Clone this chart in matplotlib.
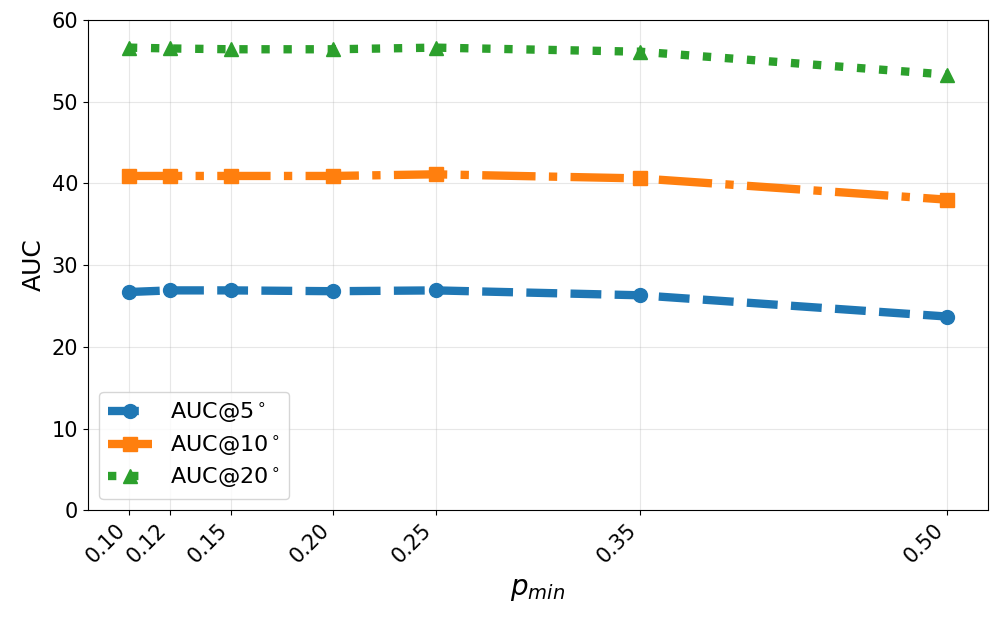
import matplotlib
matplotlib.use("Agg")
import matplotlib.pyplot as plt

# p_min values and AUC results
p_min = [0.10, 0.12, 0.15, 0.20, 0.25, 0.35, 0.50]
auc5 = [26.7, 26.9, 26.9, 26.8, 26.9, 26.3, 23.7]
auc10 = [40.9, 40.9, 40.9, 40.9, 41.1, 40.6, 38.0]
auc20 = [56.6, 56.5, 56.4, 56.4, 56.6, 56.1, 53.3]
tick_labels = ["0.10", "0.12", "0.15", "0.20", "0.25", "0.35", "0.50"]

fig, ax = plt.subplots(figsize=(10, 6.2), dpi=100)

ax.plot(p_min, auc5, linestyle="--", marker="o", markersize=10, linewidth=6,
        color="#1f77b4", label=r"AUC@5$^\circ$")
ax.plot(p_min, auc10, linestyle="-.", marker="s", markersize=10, linewidth=6,
        color="#ff7f0e", label=r"AUC@10$^\circ$")
ax.plot(p_min, auc20, linestyle=":", marker="^", markersize=10, linewidth=6,
        color="#2ca02c", label=r"AUC@20$^\circ$")

ax.set_ylim(0, 60)
ax.set_xticks(p_min)
ax.set_xticklabels(tick_labels, rotation=45, ha="right")
ax.tick_params(labelsize=15)
ax.set_xlabel(r"$p_{min}$", fontsize=20, labelpad=6)
ax.set_ylabel("AUC", fontsize=18)
ax.grid(True, alpha=0.3)
ax.legend(loc="lower left", fontsize=16, labelspacing=0.35)

plt.subplots_adjust(left=0.088, right=0.988, top=0.968, bottom=0.177)
plt.savefig("out.png")
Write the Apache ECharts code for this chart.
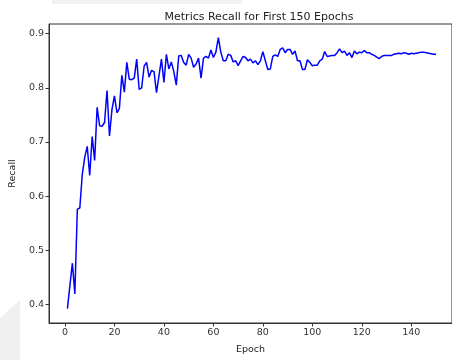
<!DOCTYPE html>
<html><head><meta charset="utf-8">
<script src="https://cdn.jsdelivr.net/npm/echarts@6/dist/echarts.min.js"></script>
<style>html,body{margin:0;padding:0;background:#fff}#c{width:452px;height:360px}</style>
</head><body><div id="c"></div>
<script>
const epochs = Array.from({length:150},(_,i)=>i+1);
const recall = [
0.392,0.435,0.476,0.419,0.576,0.578,0.640,0.672,0.692,0.638,
0.710,0.666,0.764,0.730,0.729,0.736,0.795,0.711,0.760,0.785,
0.754,0.762,0.823,0.792,0.847,0.816,0.815,0.818,0.853,0.797,
0.800,0.840,0.847,0.820,0.832,0.830,0.791,0.822,0.853,0.810,
0.862,0.835,0.848,0.830,0.805,0.859,0.860,0.847,0.842,0.862,
0.855,0.838,0.844,0.855,0.818,0.855,0.858,0.855,0.870,0.856,
0.866,0.893,0.866,0.850,0.850,0.862,0.860,0.848,0.850,0.841,
0.850,0.858,0.856,0.850,0.853,0.846,0.850,0.843,0.850,0.867,
0.850,0.834,0.835,0.858,0.861,0.858,0.871,0.874,0.865,0.871,
0.871,0.862,0.868,0.850,0.850,0.834,0.834,0.852,0.847,0.841,
0.842,0.842,0.850,0.853,0.867,0.858,0.859,0.860,0.860,0.865,
0.872,0.865,0.868,0.860,0.865,0.856,0.868,0.863,0.866,0.865,
0.869,0.865,0.865,0.862,0.860,0.857,0.854,0.858,0.860,0.860,
0.860,0.860,0.862,0.863,0.864,0.863,0.865,0.864,0.862,0.864,
0.863,0.864,0.865,0.866,0.866,0.865,0.864,0.863,0.862,0.862];
const xTicks = [0,20,40,60,80,100,120,140];
const yTicks = [0.4,0.5,0.6,0.7,0.8,0.9];

const chart = echarts.init(document.getElementById('c'), null, {renderer:'canvas'});
const font = 'DejaVu Sans';
chart.setOption({
  animation:false,
  backgroundColor:'#fff',
  title:{text:'Metrics Recall for First 150 Epochs', left:254, top:7, textAlign:'center',
    textStyle:{fontFamily:font, fontSize:11, fontWeight:'normal', color:'#222'}},
  graphic:[
    {type:'rect', shape:{x:52,y:0,width:190,height:4}, style:{fill:'#f1f1f1'}, silent:true},
    {type:'polygon', shape:{points:[[0,318],[20,300],[20,360],[0,360]]}, style:{fill:'#f0f0f0'}, silent:true}
  ],
  grid:{left:49, top:24, width:407, height:305, show:true, borderColor:'#333', borderWidth:1, containLabel:false},
  xAxis:{type:'value', min:-6.45, max:156.45, name:'Epoch', nameLocation:'middle', nameGap:22,
    nameTextStyle:{fontFamily:font, fontSize:9.5, color:'#222'},
    axisLine:{show:true, onZero:false, lineStyle:{color:'#333'}},
    axisTick:{show:true, length:3.5, lineStyle:{color:'#333'}, customValues:xTicks},
    axisLabel:{fontFamily:font, fontSize:9.5, color:'#333', margin:5, customValues:xTicks, formatter:v=>String(v)},
    splitLine:{show:false}},
  yAxis:{type:'value', min:0.3655, max:0.918, name:'Recall', nameLocation:'middle', nameGap:27,
    nameTextStyle:{fontFamily:font, fontSize:9.5, color:'#222'},
    axisLine:{show:true, onZero:false, lineStyle:{color:'#333'}},
    axisTick:{show:true, length:3.5, lineStyle:{color:'#333'}, customValues:yTicks},
    axisLabel:{fontFamily:font, fontSize:9.5, color:'#333', margin:5, customValues:yTicks, formatter:v=>v.toFixed(1)},
    splitLine:{show:false}},
  series:[{type:'line', data:epochs.map((e,i)=>[e,recall[i]]), showSymbol:false, symbol:'none',
    lineStyle:{color:'#0000ff', width:1.5}, clip:true}]
});
</script></body></html>
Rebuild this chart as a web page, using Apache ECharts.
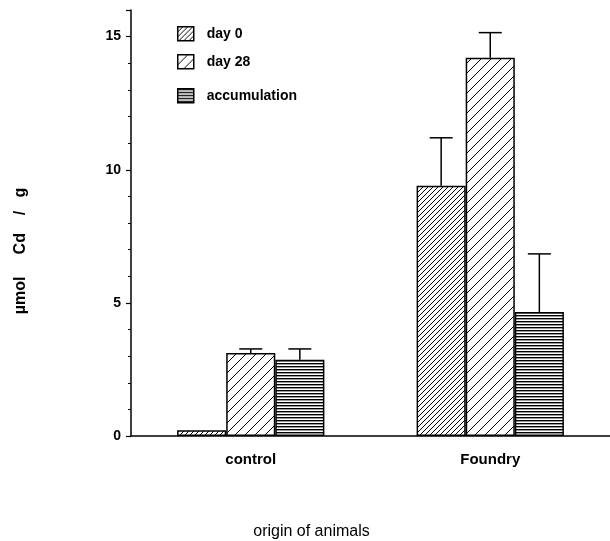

Task requirements :: Retype the whole listing exactly and leave the pictures out.

Finished answer ::
Clone this chart in matplotlib.
import matplotlib
matplotlib.use("Agg")
import matplotlib.pyplot as plt

# p_min values and AUC results
p_min = [0.10, 0.12, 0.15, 0.20, 0.25, 0.35, 0.50]
auc5 = [26.7, 26.9, 26.9, 26.8, 26.9, 26.3, 23.7]
auc10 = [40.9, 40.9, 40.9, 40.9, 41.1, 40.6, 38.0]
auc20 = [56.6, 56.5, 56.4, 56.4, 56.6, 56.1, 53.3]
tick_labels = ["0.10", "0.12", "0.15", "0.20", "0.25", "0.35", "0.50"]

fig, ax = plt.subplots(figsize=(10, 6.2), dpi=100)

ax.plot(p_min, auc5, linestyle="--", marker="o", markersize=10, linewidth=6,
        color="#1f77b4", label=r"AUC@5$^\circ$")
ax.plot(p_min, auc10, linestyle="-.", marker="s", markersize=10, linewidth=6,
        color="#ff7f0e", label=r"AUC@10$^\circ$")
ax.plot(p_min, auc20, linestyle=":", marker="^", markersize=10, linewidth=6,
        color="#2ca02c", label=r"AUC@20$^\circ$")

ax.set_ylim(0, 60)
ax.set_xticks(p_min)
ax.set_xticklabels(tick_labels, rotation=45, ha="right")
ax.tick_params(labelsize=15)
ax.set_xlabel(r"$p_{min}$", fontsize=20, labelpad=6)
ax.set_ylabel("AUC", fontsize=18)
ax.grid(True, alpha=0.3)
ax.legend(loc="lower left", fontsize=16, labelspacing=0.35)

plt.subplots_adjust(left=0.088, right=0.988, top=0.968, bottom=0.177)
plt.savefig("out.png")
Write the Apache ECharts code for this chart.
<!DOCTYPE html>
<html><head><meta charset="utf-8">
<script src="https://cdn.jsdelivr.net/npm/echarts@6/dist/echarts.min.js"></script>
<style>html,body{margin:0;padding:0;background:#fff}#c{width:452px;height:360px}</style>
</head><body><div id="c"></div>
<script>
const epochs = Array.from({length:150},(_,i)=>i+1);
const recall = [
0.392,0.435,0.476,0.419,0.576,0.578,0.640,0.672,0.692,0.638,
0.710,0.666,0.764,0.730,0.729,0.736,0.795,0.711,0.760,0.785,
0.754,0.762,0.823,0.792,0.847,0.816,0.815,0.818,0.853,0.797,
0.800,0.840,0.847,0.820,0.832,0.830,0.791,0.822,0.853,0.810,
0.862,0.835,0.848,0.830,0.805,0.859,0.860,0.847,0.842,0.862,
0.855,0.838,0.844,0.855,0.818,0.855,0.858,0.855,0.870,0.856,
0.866,0.893,0.866,0.850,0.850,0.862,0.860,0.848,0.850,0.841,
0.850,0.858,0.856,0.850,0.853,0.846,0.850,0.843,0.850,0.867,
0.850,0.834,0.835,0.858,0.861,0.858,0.871,0.874,0.865,0.871,
0.871,0.862,0.868,0.850,0.850,0.834,0.834,0.852,0.847,0.841,
0.842,0.842,0.850,0.853,0.867,0.858,0.859,0.860,0.860,0.865,
0.872,0.865,0.868,0.860,0.865,0.856,0.868,0.863,0.866,0.865,
0.869,0.865,0.865,0.862,0.860,0.857,0.854,0.858,0.860,0.860,
0.860,0.860,0.862,0.863,0.864,0.863,0.865,0.864,0.862,0.864,
0.863,0.864,0.865,0.866,0.866,0.865,0.864,0.863,0.862,0.862];
const xTicks = [0,20,40,60,80,100,120,140];
const yTicks = [0.4,0.5,0.6,0.7,0.8,0.9];

const chart = echarts.init(document.getElementById('c'), null, {renderer:'canvas'});
const font = 'DejaVu Sans';
chart.setOption({
  animation:false,
  backgroundColor:'#fff',
  title:{text:'Metrics Recall for First 150 Epochs', left:254, top:7, textAlign:'center',
    textStyle:{fontFamily:font, fontSize:11, fontWeight:'normal', color:'#222'}},
  graphic:[
    {type:'rect', shape:{x:52,y:0,width:190,height:4}, style:{fill:'#f1f1f1'}, silent:true},
    {type:'polygon', shape:{points:[[0,318],[20,300],[20,360],[0,360]]}, style:{fill:'#f0f0f0'}, silent:true}
  ],
  grid:{left:49, top:24, width:407, height:305, show:true, borderColor:'#333', borderWidth:1, containLabel:false},
  xAxis:{type:'value', min:-6.45, max:156.45, name:'Epoch', nameLocation:'middle', nameGap:22,
    nameTextStyle:{fontFamily:font, fontSize:9.5, color:'#222'},
    axisLine:{show:true, onZero:false, lineStyle:{color:'#333'}},
    axisTick:{show:true, length:3.5, lineStyle:{color:'#333'}, customValues:xTicks},
    axisLabel:{fontFamily:font, fontSize:9.5, color:'#333', margin:5, customValues:xTicks, formatter:v=>String(v)},
    splitLine:{show:false}},
  yAxis:{type:'value', min:0.3655, max:0.918, name:'Recall', nameLocation:'middle', nameGap:27,
    nameTextStyle:{fontFamily:font, fontSize:9.5, color:'#222'},
    axisLine:{show:true, onZero:false, lineStyle:{color:'#333'}},
    axisTick:{show:true, length:3.5, lineStyle:{color:'#333'}, customValues:yTicks},
    axisLabel:{fontFamily:font, fontSize:9.5, color:'#333', margin:5, customValues:yTicks, formatter:v=>v.toFixed(1)},
    splitLine:{show:false}},
  series:[{type:'line', data:epochs.map((e,i)=>[e,recall[i]]), showSymbol:false, symbol:'none',
    lineStyle:{color:'#0000ff', width:1.5}, clip:true}]
});
</script></body></html>
Rebuild this chart as a web page, using Apache ECharts.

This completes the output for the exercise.